Audi, Applied Intuition Team to Develop Self-Driving Tech
It’s the second partnership with a VW group company after announcing In late March it was teaming with Porsche to develop vehicle software
Automaker Audi has agreed a deal with U.S. company Applied Intuition to jointly develop automated driving (AD) systems.
The German firm – part of the Volkswagen Group – will work with the Silicon Valley-based software supplier on tech that will ultimately be utilized on Audi cars.
According to a statement issued by the pair to mark the agreement, the intent is to create a unified solution that “enables the development, validation, type approval and deployment of (AD) systems.”
The partnership aims to address some of the specific pain points of AD development, in particular the slow rate of progress and the high costs associated with it.
It will do so by using Applied’s end-to-end simulation and data management solutions, supported by Audi’s scenario-based systems engineering experience, to create a solution that meets current and future regulatory requirements.
And it’s claimed that the solution will be applicable across different AD stacks throughout the Audi portfolio, providing automated functionality that delivers industry-leading safety in an expanded Operational Design Domain.
The framework will be made available to other automakers in the future.

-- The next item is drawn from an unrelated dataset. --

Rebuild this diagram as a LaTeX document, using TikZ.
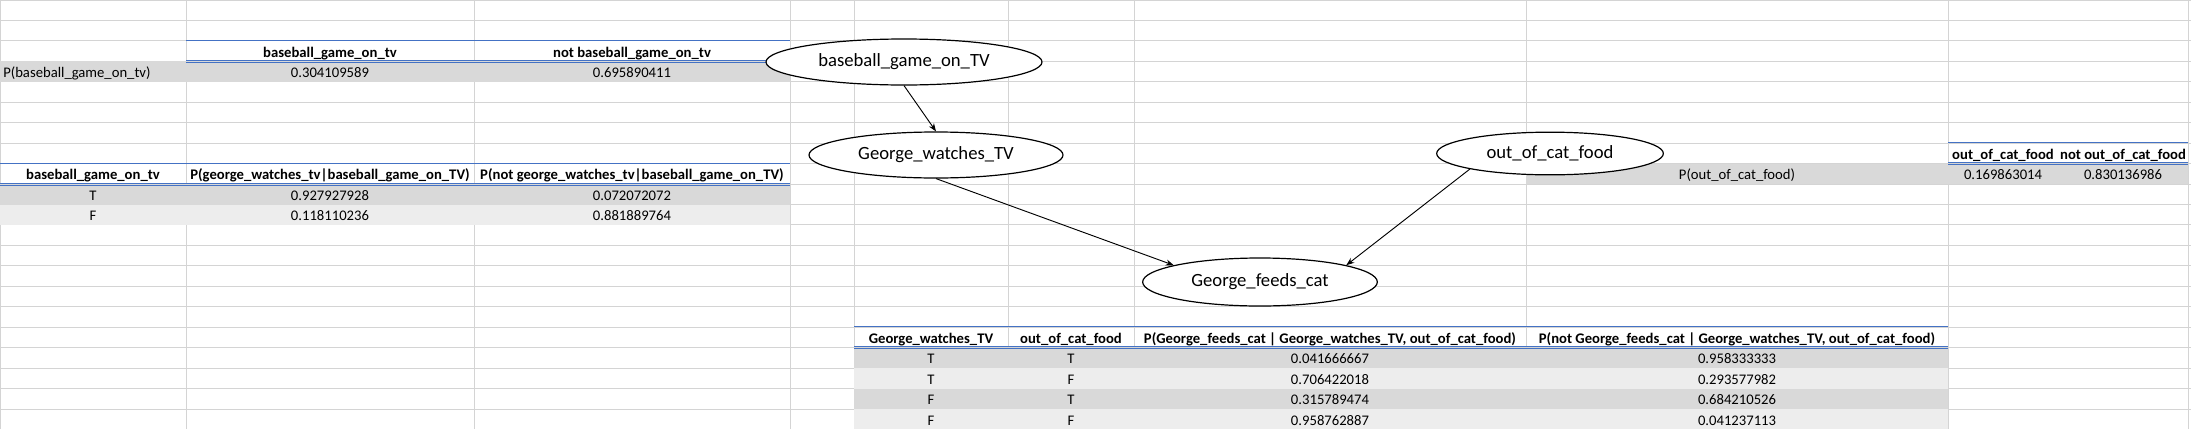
\documentclass[tikz,border=0pt]{standalone}
\usepackage{fontspec}
\setmainfont{Carlito}
\usepackage{xcolor}
\usetikzlibrary{shapes.geometric, arrows.meta}

\definecolor{gridgray}{RGB}{212,212,212}
\definecolor{rowdark}{RGB}{217,217,217}
\definecolor{rowlight}{RGB}{237,237,237}
\definecolor{tableblue}{RGB}{68,114,196}

\begin{document}
\begin{tikzpicture}[
    x=0.75pt, y=-0.75pt,
    grid/.style={draw=gridgray, line width=0.75pt},
    rule/.style={draw=tableblue, line width=0.7pt},
    cell/.style={anchor=base, inner sep=0pt, font=\fontsize{11}{13}\selectfont},
    head/.style={cell, font=\fontsize{11}{13}\selectfont\bfseries},
    var/.style={draw, ellipse, fill=white, line width=0.9pt, inner sep=0pt, font=\fontsize{14}{17}\selectfont},
    link/.style={-{Stealth[length=6pt, width=4.5pt]}, line width=0.7pt}
]
    \useasboundingbox (0,0) rectangle (2191,429);

    % Sheet grid
    \foreach \gx in {0,186,474,790,854,1008,1134,1526,1948,2188}
        \draw[grid] (\gx,0) -- (\gx,429);
    \foreach \gr in {0,...,20}
        \draw[grid] (0,{\gr*20.45}) -- (2191,{\gr*20.45});

    % Row fills
    \fill[rowdark] (0,61.35) rectangle (790,81.8);
    \fill[rowdark] (0,184.05) rectangle (790,204.5);
    \fill[rowlight] (0,204.5) rectangle (790,224.95);
    \fill[rowdark] (1526,163.6) rectangle (2188,184.05);
    \fill[rowdark] (854,347.65) rectangle (1948,368.1);
    \fill[rowlight] (854,368.1) rectangle (1948,388.55);
    \fill[rowdark] (854,388.55) rectangle (1948,409);
    \fill[rowlight] (854,409) rectangle (1948,429);

    % Header rules
    \draw[rule] (186,40.6) -- (790,40.6);
    \draw[rule] (186,60.4) -- (790,60.4);
    \draw[rule] (186,62.3) -- (790,62.3);
    \draw[rule] (0,163.3) -- (790,163.3);
    \draw[rule] (0,183.1) -- (790,183.1);
    \draw[rule] (0,185.0) -- (790,185.0);
    \draw[rule] (1948,142.9) -- (2188,142.9);
    \draw[rule] (1948,162.7) -- (2188,162.7);
    \draw[rule] (1948,164.6) -- (2188,164.6);
    \draw[rule] (854,326.9) -- (1948,326.9);
    \draw[rule] (854,346.7) -- (1948,346.7);
    \draw[rule] (854,348.6) -- (1948,348.6);

    % P(baseball_game_on_tv)
    \node[head] (t1h1) at (330,57.1) {baseball\_game\_on\_tv};
    \node[head] (t1h2) at (632,57.1) {not baseball\_game\_on\_tv};
    \node[cell, anchor=base west] (t1lab) at (3,77.55) {P(baseball\_game\_on\_tv)};
    \node[cell] (t1v1) at (330,77.55) {0.304109589};
    \node[cell] (t1v2) at (632,77.55) {0.695890411};

    % P(george_watches_tv | baseball_game_on_TV)
    \node[head] (t2h1) at (93,179.8) {baseball\_game\_on\_tv};
    \node[head] (t2h2) at (330,179.8) {P(george\_watches\_tv|baseball\_game\_on\_TV)};
    \node[head] (t2h3) at (632,179.8) {P(not george\_watches\_tv|baseball\_game\_on\_TV)};
    \node[cell] (t2a1) at (93,200.25) {T};
    \node[cell] (t2b1) at (330,200.25) {0.927927928};
    \node[cell] (t2c1) at (632,200.25) {0.072072072};
    \node[cell] (t2a2) at (93,220.7) {F};
    \node[cell] (t2b2) at (330,220.7) {0.118110236};
    \node[cell] (t2c2) at (632,220.7) {0.881889764};

    % P(out_of_cat_food)
    \node[head] (t4h1) at (2003,159.35) {out\_of\_cat\_food};
    \node[head] (t4h2) at (2123,159.35) {not out\_of\_cat\_food};
    \node[cell] (t4lab) at (1737,179.8) {P(out\_of\_cat\_food)};
    \node[cell] (t4v1) at (2003,179.8) {0.169863014};
    \node[cell] (t4v2) at (2123,179.8) {0.830136986};

    % P(George_feeds_cat | George_watches_TV, out_of_cat_food)
    \node[head] (t3h1) at (931,343.4) {George\_watches\_TV};
    \node[head] (t3h2) at (1071,343.4) {out\_of\_cat\_food};
    \node[head] (t3h3) at (1330,343.4) {P(George\_feeds\_cat | George\_watches\_TV, out\_of\_cat\_food)};
    \node[head] (t3h4) at (1737,343.4) {P(not George\_feeds\_cat | George\_watches\_TV, out\_of\_cat\_food)};
    \node[cell] (t3a1) at (931,363.85) {T};
    \node[cell] (t3b1) at (1071,363.85) {T};
    \node[cell] (t3c1) at (1330,363.85) {0.041666667};
    \node[cell] (t3d1) at (1737,363.85) {0.958333333};
    \node[cell] (t3a2) at (931,384.3) {T};
    \node[cell] (t3b2) at (1071,384.3) {F};
    \node[cell] (t3c2) at (1330,384.3) {0.706422018};
    \node[cell] (t3d2) at (1737,384.3) {0.293577982};
    \node[cell] (t3a3) at (931,404.75) {F};
    \node[cell] (t3b3) at (1071,404.75) {T};
    \node[cell] (t3c3) at (1330,404.75) {0.315789474};
    \node[cell] (t3d3) at (1737,404.75) {0.684210526};
    \node[cell] (t3a4) at (931,425.2) {F};
    \node[cell] (t3b4) at (1071,425.2) {F};
    \node[cell] (t3c4) at (1330,425.2) {0.958762887};
    \node[cell] (t3d4) at (1737,425.2) {0.041237113};

    % Network
    \node[var, minimum width=207pt, minimum height=34.5pt] (bgame) at (904,62) {baseball\_game\_on\_TV};
    \node[var, minimum width=190.5pt, minimum height=34.5pt] (gwatch) at (936,155) {George\_watches\_TV};
    \node[var, minimum width=176pt, minimum height=36pt] (feeds) at (1260,282) {George\_feeds\_cat};
    \node[var, minimum width=170pt, minimum height=32pt] (catfood) at (1550,153.5) {out\_of\_cat\_food};

    \draw[link] (bgame.south) -- (gwatch.north);
    \draw[link] (gwatch.south) -- (feeds.169);
    \draw[link] (catfood.191) -- (feeds.11);
\end{tikzpicture}
\end{document}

With surveys showing that public trust in autonomous vehicles is still lagging following a wave of negative publicity caused by recent high-profile incidents, the companies acknowledge safety is a priority.
“Applied Intuition and Audi’s joint solution is critical to ensuring AD software safety,” said Qasar Younis, CEO of Applied. “With unified applications, a data-driven approach, automated testing, and cloud-based collaboration, our unified framework allows Audi to validate, certify, and bring next-generation AD systems to market faster.”
Dr Gero Kempf, executive vice president for Audi, added: “In compliance with AD regulations, Applied Intuition’s solution allows us to highly automate our scenario-based, data-driven engineering workflows and adapt jointly developed applications as white-box solutions for the overall management of high-performance, safety-critical AD systems.”
The Audi partnership is the second deal Applied has sealed with a Volkswagen Group company in the space of a month. In late March, it confirmed it was teaming with Porsche to develop vehicle software.
That partnership was announced just days after the company closed a funding round that generated $250 million, with Porsche confirmed as one of the investors.
Audi has yet to launch any production model with Level 3 “hands off eyes off” automated functionality, in contrast with key rival Mercedes, which offers its L3 Drive Pilot package on select models in California and Nevada, plus Germany. Another of Audi’s key competitors, BMW, is also set to launch L3 tech in its home market.